> What the exercise asks
Pull out every line containing the string "this".
______
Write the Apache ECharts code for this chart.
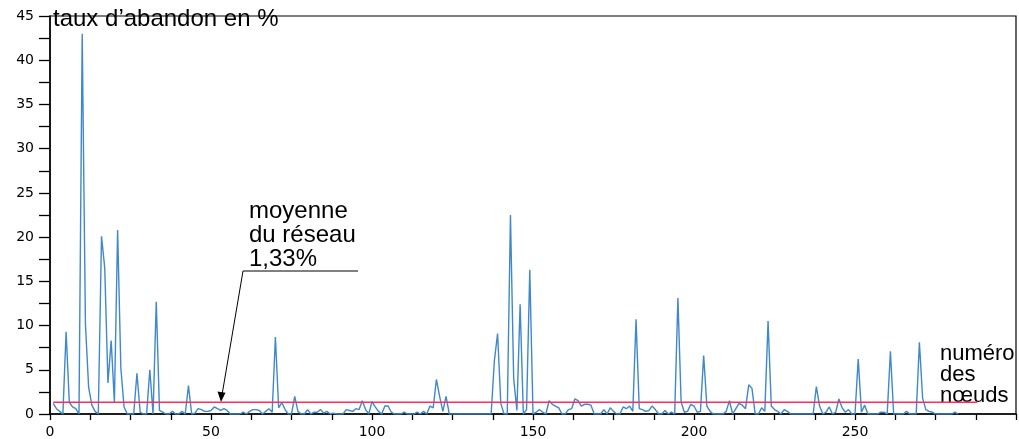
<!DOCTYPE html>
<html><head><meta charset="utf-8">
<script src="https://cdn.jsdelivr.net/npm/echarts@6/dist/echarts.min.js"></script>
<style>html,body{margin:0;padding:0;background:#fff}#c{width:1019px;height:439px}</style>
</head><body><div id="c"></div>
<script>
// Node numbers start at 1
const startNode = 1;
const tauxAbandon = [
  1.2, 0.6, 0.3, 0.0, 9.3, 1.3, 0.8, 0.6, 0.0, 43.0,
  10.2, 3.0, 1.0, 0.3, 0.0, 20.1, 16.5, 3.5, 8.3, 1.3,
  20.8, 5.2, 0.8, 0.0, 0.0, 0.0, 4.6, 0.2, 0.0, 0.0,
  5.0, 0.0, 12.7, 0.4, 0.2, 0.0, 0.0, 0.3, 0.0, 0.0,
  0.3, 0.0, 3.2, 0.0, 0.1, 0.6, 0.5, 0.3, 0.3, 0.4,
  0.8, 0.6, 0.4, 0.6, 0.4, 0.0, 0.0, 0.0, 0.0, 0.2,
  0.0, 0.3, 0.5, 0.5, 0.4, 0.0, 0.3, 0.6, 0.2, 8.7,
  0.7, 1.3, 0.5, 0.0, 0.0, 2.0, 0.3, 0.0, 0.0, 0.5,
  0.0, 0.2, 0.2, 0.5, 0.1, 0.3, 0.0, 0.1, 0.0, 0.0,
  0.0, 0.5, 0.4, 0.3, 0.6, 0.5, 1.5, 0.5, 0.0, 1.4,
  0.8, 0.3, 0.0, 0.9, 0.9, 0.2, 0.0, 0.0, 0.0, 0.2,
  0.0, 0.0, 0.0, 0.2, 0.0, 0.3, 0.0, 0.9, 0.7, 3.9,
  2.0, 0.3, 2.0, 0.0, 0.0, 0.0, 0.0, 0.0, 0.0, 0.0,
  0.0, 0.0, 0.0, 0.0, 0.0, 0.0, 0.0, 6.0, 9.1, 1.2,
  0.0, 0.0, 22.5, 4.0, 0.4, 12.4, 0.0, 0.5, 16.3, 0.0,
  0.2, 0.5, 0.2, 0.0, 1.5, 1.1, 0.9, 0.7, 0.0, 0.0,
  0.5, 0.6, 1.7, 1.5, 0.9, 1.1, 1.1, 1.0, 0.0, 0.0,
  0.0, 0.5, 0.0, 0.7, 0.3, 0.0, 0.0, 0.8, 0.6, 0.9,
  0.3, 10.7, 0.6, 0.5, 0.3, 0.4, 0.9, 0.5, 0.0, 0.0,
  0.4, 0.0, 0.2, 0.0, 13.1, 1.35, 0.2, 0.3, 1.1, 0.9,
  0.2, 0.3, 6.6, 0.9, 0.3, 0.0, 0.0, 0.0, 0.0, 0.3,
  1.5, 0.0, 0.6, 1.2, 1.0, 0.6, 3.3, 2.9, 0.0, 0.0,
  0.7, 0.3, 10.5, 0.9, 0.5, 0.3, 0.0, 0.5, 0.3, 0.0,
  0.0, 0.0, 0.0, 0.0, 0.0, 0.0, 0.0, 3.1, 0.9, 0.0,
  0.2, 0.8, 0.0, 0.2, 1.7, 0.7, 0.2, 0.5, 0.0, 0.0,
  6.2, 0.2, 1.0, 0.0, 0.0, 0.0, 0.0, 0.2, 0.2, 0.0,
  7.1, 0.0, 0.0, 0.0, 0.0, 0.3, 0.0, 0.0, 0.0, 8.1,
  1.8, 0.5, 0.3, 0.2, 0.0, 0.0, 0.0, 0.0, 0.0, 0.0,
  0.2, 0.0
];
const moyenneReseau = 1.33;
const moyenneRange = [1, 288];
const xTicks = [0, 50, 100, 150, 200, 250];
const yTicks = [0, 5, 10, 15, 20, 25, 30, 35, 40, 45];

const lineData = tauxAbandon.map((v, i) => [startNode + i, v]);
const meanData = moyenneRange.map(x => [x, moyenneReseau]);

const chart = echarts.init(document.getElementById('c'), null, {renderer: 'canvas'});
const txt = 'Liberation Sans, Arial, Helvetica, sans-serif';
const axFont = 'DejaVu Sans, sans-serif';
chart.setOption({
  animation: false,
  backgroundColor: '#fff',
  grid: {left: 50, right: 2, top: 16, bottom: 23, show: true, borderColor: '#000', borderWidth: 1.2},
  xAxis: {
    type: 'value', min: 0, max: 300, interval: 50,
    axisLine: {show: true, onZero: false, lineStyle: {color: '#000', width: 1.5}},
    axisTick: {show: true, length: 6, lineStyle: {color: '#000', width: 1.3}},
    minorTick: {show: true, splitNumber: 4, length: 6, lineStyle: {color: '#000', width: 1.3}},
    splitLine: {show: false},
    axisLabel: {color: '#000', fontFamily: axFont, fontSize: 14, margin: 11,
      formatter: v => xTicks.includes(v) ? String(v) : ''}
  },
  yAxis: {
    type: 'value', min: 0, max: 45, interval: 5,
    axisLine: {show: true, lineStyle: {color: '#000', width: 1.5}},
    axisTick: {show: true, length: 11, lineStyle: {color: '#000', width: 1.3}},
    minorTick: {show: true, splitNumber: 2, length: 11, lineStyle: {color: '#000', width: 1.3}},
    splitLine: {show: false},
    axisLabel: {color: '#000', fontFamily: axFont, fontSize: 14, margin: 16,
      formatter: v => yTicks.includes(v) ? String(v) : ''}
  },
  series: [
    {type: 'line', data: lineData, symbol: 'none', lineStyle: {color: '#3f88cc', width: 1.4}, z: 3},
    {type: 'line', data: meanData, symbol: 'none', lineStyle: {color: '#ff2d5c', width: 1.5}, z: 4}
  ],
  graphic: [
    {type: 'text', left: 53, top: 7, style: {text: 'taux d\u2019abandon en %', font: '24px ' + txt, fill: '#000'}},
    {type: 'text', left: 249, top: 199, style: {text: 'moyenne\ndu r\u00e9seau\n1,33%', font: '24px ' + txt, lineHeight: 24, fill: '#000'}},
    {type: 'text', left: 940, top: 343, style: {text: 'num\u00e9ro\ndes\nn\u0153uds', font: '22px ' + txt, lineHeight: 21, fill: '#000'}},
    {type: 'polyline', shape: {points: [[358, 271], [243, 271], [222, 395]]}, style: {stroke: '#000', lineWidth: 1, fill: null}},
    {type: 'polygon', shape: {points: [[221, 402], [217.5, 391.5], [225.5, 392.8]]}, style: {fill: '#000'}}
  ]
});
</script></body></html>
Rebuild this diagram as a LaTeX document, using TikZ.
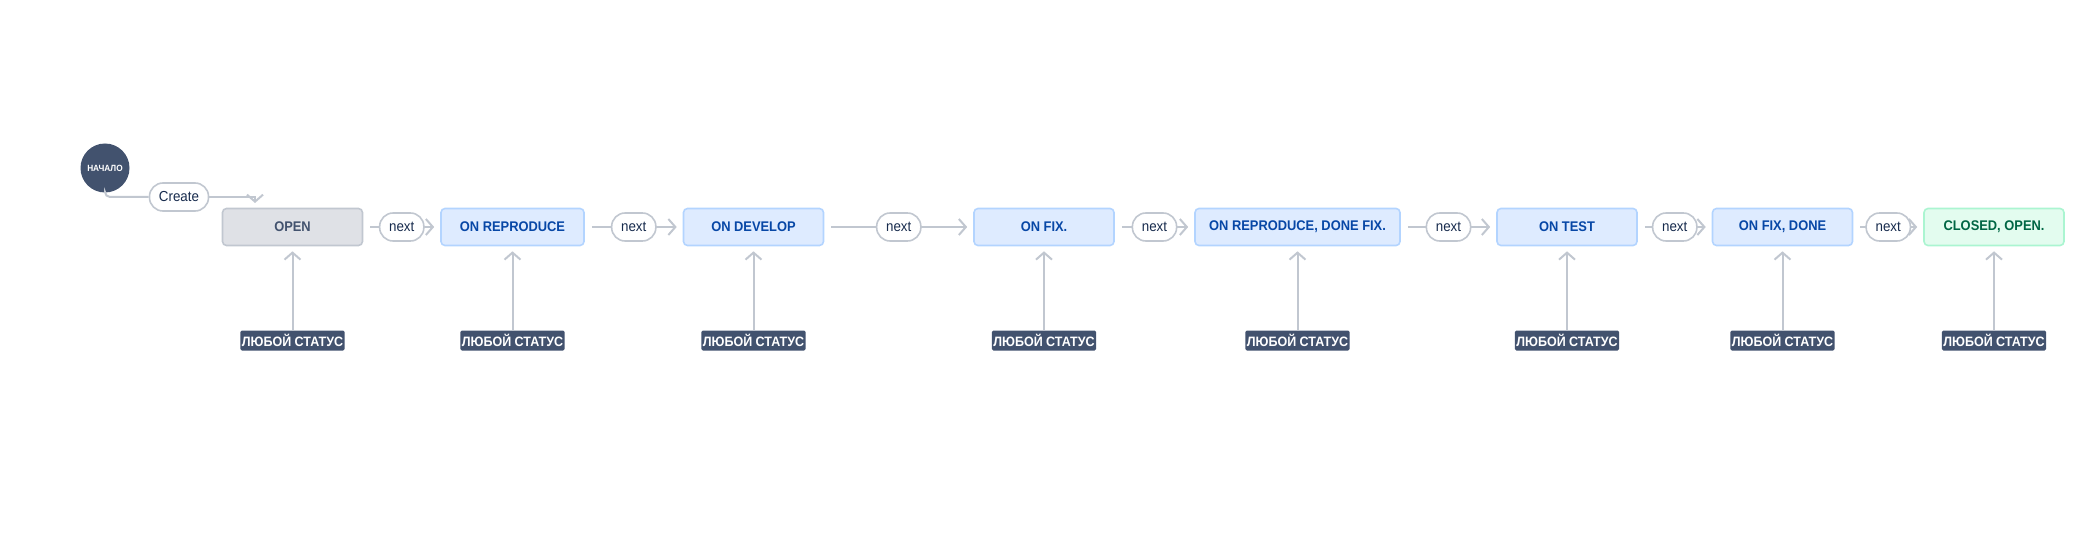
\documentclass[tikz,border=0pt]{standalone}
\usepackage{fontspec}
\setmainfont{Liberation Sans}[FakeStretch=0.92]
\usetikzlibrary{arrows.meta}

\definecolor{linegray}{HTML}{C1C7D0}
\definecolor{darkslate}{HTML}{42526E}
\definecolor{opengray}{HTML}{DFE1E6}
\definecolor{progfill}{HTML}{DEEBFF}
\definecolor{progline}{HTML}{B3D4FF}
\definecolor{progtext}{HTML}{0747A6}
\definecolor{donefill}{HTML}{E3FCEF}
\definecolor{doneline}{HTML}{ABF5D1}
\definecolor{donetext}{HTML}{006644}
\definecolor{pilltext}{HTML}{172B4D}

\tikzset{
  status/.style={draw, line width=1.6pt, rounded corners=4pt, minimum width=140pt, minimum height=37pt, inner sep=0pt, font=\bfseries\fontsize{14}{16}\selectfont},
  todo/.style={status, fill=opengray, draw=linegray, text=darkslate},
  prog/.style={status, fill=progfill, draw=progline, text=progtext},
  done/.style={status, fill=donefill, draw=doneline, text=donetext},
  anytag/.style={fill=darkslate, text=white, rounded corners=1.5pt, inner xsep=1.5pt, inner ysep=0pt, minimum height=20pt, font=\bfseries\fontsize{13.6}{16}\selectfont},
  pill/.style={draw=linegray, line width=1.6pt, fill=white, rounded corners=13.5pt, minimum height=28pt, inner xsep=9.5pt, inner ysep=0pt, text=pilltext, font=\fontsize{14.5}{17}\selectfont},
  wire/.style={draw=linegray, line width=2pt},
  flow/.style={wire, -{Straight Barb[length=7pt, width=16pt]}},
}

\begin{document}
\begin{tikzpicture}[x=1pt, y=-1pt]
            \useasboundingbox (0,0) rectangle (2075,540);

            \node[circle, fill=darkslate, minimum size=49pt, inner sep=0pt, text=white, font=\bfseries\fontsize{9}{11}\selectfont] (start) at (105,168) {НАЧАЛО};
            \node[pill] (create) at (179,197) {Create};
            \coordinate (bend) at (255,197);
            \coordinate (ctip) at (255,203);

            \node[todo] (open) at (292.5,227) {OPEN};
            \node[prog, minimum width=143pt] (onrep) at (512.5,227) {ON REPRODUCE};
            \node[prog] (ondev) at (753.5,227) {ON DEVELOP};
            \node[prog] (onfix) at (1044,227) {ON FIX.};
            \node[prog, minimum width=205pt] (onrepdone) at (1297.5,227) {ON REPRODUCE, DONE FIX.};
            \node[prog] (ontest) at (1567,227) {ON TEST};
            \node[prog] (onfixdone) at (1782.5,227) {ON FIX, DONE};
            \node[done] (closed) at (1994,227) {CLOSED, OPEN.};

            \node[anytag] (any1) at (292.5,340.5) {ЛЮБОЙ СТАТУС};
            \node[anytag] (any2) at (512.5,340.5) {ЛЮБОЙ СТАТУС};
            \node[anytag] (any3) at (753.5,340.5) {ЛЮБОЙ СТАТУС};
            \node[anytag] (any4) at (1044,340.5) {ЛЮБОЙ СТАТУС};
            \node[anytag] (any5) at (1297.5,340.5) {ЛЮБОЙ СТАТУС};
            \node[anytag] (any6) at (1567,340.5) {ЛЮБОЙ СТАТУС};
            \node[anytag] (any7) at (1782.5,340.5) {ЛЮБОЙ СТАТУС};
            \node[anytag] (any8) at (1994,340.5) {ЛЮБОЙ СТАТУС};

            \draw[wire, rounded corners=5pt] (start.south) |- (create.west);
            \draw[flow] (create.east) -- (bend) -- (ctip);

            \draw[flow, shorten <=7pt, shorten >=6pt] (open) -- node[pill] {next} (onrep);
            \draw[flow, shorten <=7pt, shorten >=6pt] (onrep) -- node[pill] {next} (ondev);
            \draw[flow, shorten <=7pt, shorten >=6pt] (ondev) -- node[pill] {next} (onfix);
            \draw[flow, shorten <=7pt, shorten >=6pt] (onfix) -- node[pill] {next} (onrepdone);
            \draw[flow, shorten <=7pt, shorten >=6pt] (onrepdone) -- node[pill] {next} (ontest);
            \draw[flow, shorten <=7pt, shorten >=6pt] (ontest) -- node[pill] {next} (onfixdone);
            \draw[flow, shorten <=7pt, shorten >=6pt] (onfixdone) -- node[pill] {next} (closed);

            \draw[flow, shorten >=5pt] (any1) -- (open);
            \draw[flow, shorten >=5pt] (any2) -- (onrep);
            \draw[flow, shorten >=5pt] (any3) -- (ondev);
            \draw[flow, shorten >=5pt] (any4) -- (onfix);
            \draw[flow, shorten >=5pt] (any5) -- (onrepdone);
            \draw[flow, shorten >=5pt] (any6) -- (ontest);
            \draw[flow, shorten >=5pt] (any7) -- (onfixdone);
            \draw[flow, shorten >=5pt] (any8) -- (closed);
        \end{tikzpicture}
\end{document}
______
> Final result
Write the Apache ECharts code for this chart.
Rebuild this diagram as a LaTeX document, using TikZ.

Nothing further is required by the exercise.